Add a CLI tool to reindex origins based on mapping used.
ClosedPublic

Authored by vlorentz on Feb 20 2019, 5:15 PM.

Diff Detail

Repository
rDCIDX Metadata indexer
Branch
scheduling-cli
Lint
No Linters Available
Unit
No Unit Test Coverage
Build Status
Buildable 4357
Build 5758: tox-on-jenkinsJenkins
Build 5757: arc lint + arc unit

Event Timeline

douardda added a subscriber: douardda.

Please add an entry_point in the setup.py for this cli.

swh/indexer/cli.py
24–46

It's weird to be able to load a config file which content is not used anywhere, so it seems.

I would expect every config-like option of the schedule group to be a config entry read from the config file, with possible cli voerload via these options.

Also, the --no-dry-run flag value is useless IMHO. Just keep --dry-run with is_flag=True.

61

What's the point of this limit value? Looks like a hard max limit of the number of origins to reindex at once, so it should at least be mentioned in the command's docstring.

However I'm wondering, won't this value prevent some origins to ever be reindexable? I mean if I run this command once and get hit by this limit, how do I know I've been so? How can I 'resume' the reindexation from there?

79–80

What are the expected values for this option?

81

What other task-type can be used here? Can I create say an inconsistent 'swh-origin-git-update' task using this cli tool?

87

Why is this command limited to already indexed origins only?

This revision now requires changes to proceed.Feb 21 2019, 10:42 AM
vlorentz added inline comments.
swh/indexer/cli.py
24–46

It's weird to be able to load a config file which content is not used anywhere, so it seems.

I would expect every config-like option of the schedule group to be a config entry read from the config file, with possible cli voerload via these options.

Will do

Also, the --no-dry-run flag value is useless IMHO. Just keep --dry-run with is_flag=True.

I agree; I did that for uniformity with swh.scheduler.

61

That's a per-request limit, but this function keeps making requests for more origins until it exhausts them all (hence the while loop, especially start = origins[-1]+1)

81

You can. As indexer_origin_metadata is a config in swh.scheduler's db, it makes sense to have it configurable here too.

87

Origins not already indexed are out of scope of this diff, and will be handled as part of T1528.
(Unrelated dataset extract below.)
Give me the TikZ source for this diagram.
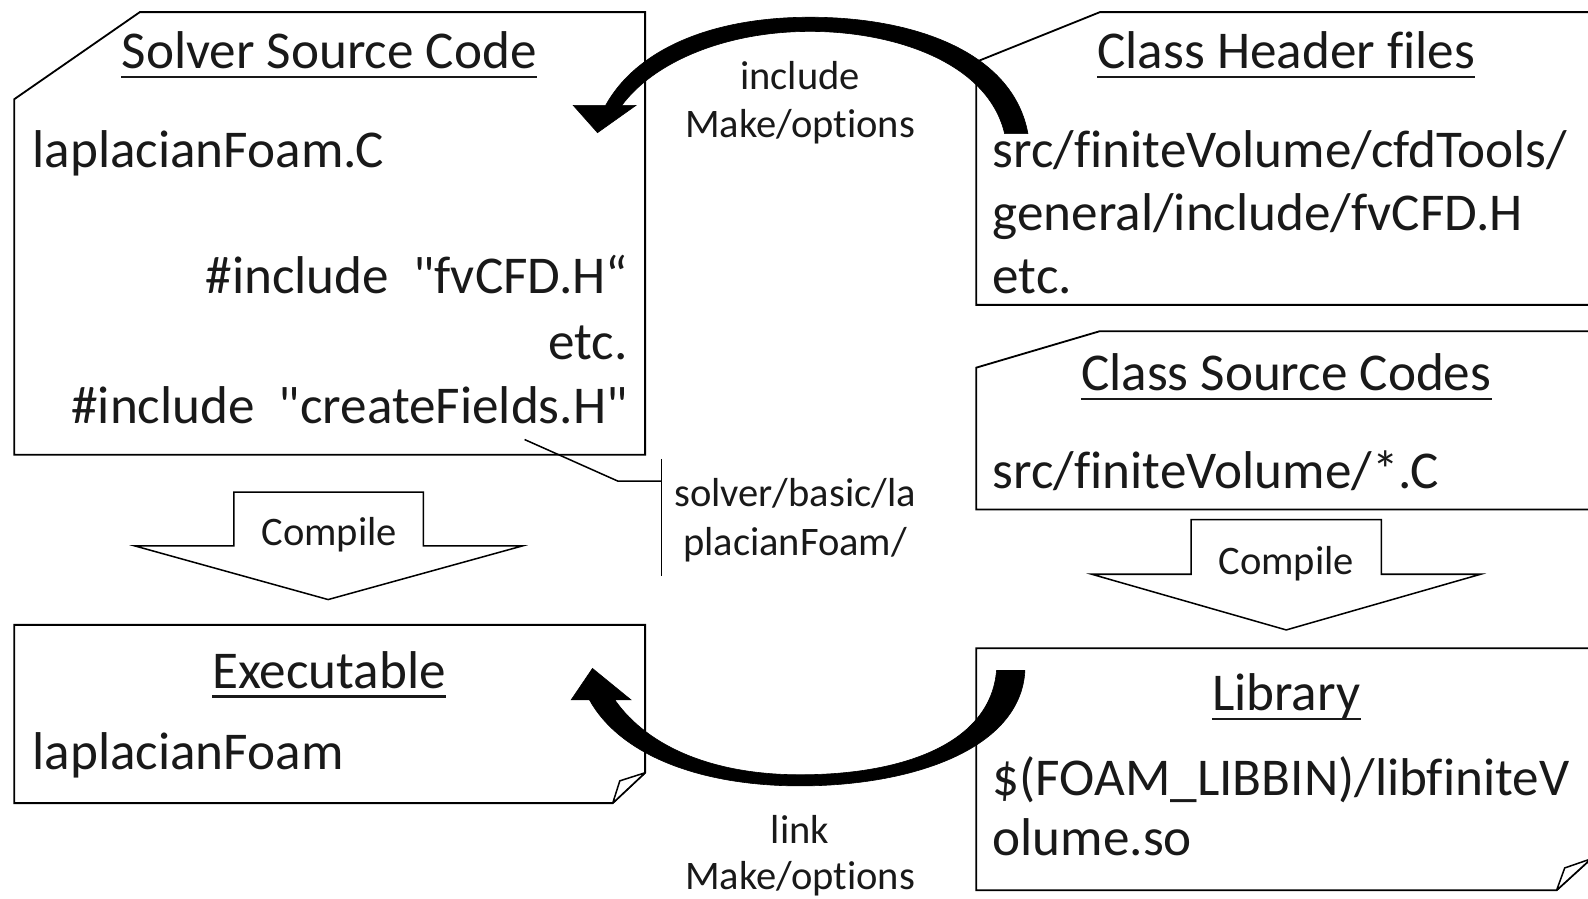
\documentclass[tikz,border=0pt]{standalone}
\usepackage{fontspec}
\newfontfamily\carl{Carlito}[Ligatures={NoCommon}]
\begin{document}
\begin{tikzpicture}[x=1pt,y=-1pt,
  boxline/.style={draw=black, line width=1.8pt, fill=white, line join=miter},
  foldline/.style={draw=black, line width=1.5pt, fill=white, line join=round},
  bigtxt/.style={font=\carl\fontsize{52.5}{60}\selectfont, inner sep=0pt, text=black!90},
  smalltxt/.style={font=\carl\fontsize{40}{48}\selectfont, inner sep=0pt, text=black!90},
  titletxt/.style={bigtxt, anchor=base},
  lefttxt/.style={bigtxt, anchor=base west},
  righttxt/.style={bigtxt, anchor=base east},
  labeltxt/.style={smalltxt, anchor=base},
  uline/.style={line width=2.6pt, black!90},
  blockarrow/.style={draw=black, line width=1.5pt, fill=white, line join=miter},
  curvedarrow/.style={fill=black, draw=black, line width=0.6pt, line join=miter}
]
\useasboundingbox (0,0) rectangle (1568,887);
\clip (0,0) rectangle (1568,887);

% ---------- boxes ----------
\draw[boxline] (138,12) -- (637,12) -- (637,449) -- (14,449) -- (14,98) -- cycle;
\draw[boxline] (1086,12) -- (1600,12) -- (1600,301) -- (964,301) -- (964,61) -- cycle;
\draw[boxline] (1086,327) -- (1600,327) -- (1600,503) -- (964,503) -- (964,363) -- cycle;
\draw[boxline] (14,617) -- (637,617) -- (637,763) -- (605,793) -- (14,793) -- cycle;
\draw[foldline] (605,793) -- (612,771) -- (637,763) -- cycle;
\draw[boxline] (964,640) -- (1571,640) -- (1571,848) -- (1537,879) -- (964,879) -- cycle;
\draw[foldline] (1537,879) -- (1545,857) -- (1571,848) -- cycle;

% ---------- texts: Solver Source Code ----------
\node[titletxt] (tA) at (325,68) {Solver Source Code};
\draw[uline] ([yshift=-8pt]tA.base west) -- ([yshift=-8pt]tA.base east);
\node[lefttxt] (a1) at (32,165) {laplacianFoam.C};
\node[righttxt] (a2) at (620,290) {\#include\ \ "fvCFD.H“};
\node[righttxt] (a3) at (620,355) {etc.};
\node[righttxt] (a4) at (620,418) {\#include\ \ "createFields.H"};

% ---------- Class Header files ----------
\node[titletxt] (tB) at (1270,68) {Class Header files};
\draw[uline] ([yshift=-8pt]tB.base west) -- ([yshift=-8pt]tB.base east);
\node[lefttxt] (b1) at (980,165) {src/finiteVolume/cfdTools/};
\node[lefttxt] (b2) at (980,228) {general/include/fvCFD.H};
\node[lefttxt] (b3) at (980,290) {etc.};

% ---------- Class Source Codes ----------
\node[titletxt] (tC) at (1270,386) {Class Source Codes};
\draw[uline] ([yshift=-8pt]tC.base west) -- ([yshift=-8pt]tC.base east);
\node[lefttxt] (c1) at (980,482) {src/finiteVolume/*.C};

% ---------- Executable ----------
\node[titletxt] (tD) at (325,680) {Executable};
\draw[uline] ([yshift=-8pt]tD.base west) -- ([yshift=-8pt]tD.base east);
\node[lefttxt] (d1) at (32,760) {laplacianFoam};

% ---------- Library ----------
\node[titletxt] (tE) at (1270,702) {Library};
\draw[uline] ([yshift=-8pt]tE.base west) -- ([yshift=-8pt]tE.base east);
\node[lefttxt] (e1) at (980,785) {\$(FOAM\_LIBBIN)/libfiniteV};
\node[lefttxt] (e2) at (980,845) {olume.so};

% ---------- Compile block arrows ----------
\draw[blockarrow] (231,486) -- (418,486) -- (418,539) -- (516,539) -- (324,592)
  -- (133,539) -- (231,539) -- cycle;
\node[labeltxt] (k1) at (325,539) {Compile};
\draw[blockarrow] (1176,513) -- (1364,513) -- (1364,567) -- (1462,567) -- (1270,622)
  -- (1078,567) -- (1176,567) -- cycle;
\node[labeltxt] (k2) at (1270,567) {Compile};

% ---------- callout ----------
\coordinate (cs) at (518,434);
\coordinate (cb) at (610,475);
\coordinate (ch) at (653,475);
\coordinate (vt) at (653,453);
\coordinate (vb) at (653,569);
\draw[line width=1.5pt] (cs) -- (cb) -- (ch);
\draw[line width=1.5pt] (vt) -- (vb);
\node[labeltxt] (p1) at (785,500) {solver/basic/la};
\node[labeltxt] (p2) at (785,548) {placianFoam/};

% ---------- curved arrows ----------
% include (top)
\fill[curvedarrow] (1015,132) .. controls (1000,50) and (900,17) .. (800,17)
  .. controls (700,17) and (628,50) .. (598,104)
  -- (566,104) -- (590,131) -- (628,104) -- (614,104)
  .. controls (645,62) and (715,31) .. (800,31)
  .. controls (880,31) and (975,60) .. (992,132) -- cycle;
\node[labeltxt] (i1) at (790,88) {include};
\node[labeltxt] (i2) at (790,136) {Make/options};

% link (bottom)
\fill[curvedarrow] (1012,662) .. controls (1008,740) and (900,776) .. (790,776)
  .. controls (690,776) and (612,745) .. (582,691)
  -- (564,691) -- (585,660) -- (623,691) -- (607,691)
  .. controls (640,738) and (705,765) .. (790,765)
  .. controls (890,765) and (978,735) .. (984,662) -- cycle;
\node[labeltxt] (l1) at (790,833) {link};
\node[labeltxt] (l2) at (790,878) {Make/options};
\end{tikzpicture}
\end{document}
vlorentz added inline comments.
swh/indexer/cli.py
87

Actually, that's also out of scope of that task, so here is a new one: T1536 (note that this new task is independent from the indexers)

vlorentz marked 5 inline comments as done.
  • Bump required swh.scheduler version.
  • Honor --dry-run.
  • Use a config file for scheduler/idx_storage/storage.
  • Better doc for --mappings.
This revision is now accepted and ready to land.Feb 22 2019, 11:27 AM
  • Add subcommand to list mappings.
This revision was automatically updated to reflect the committed changes.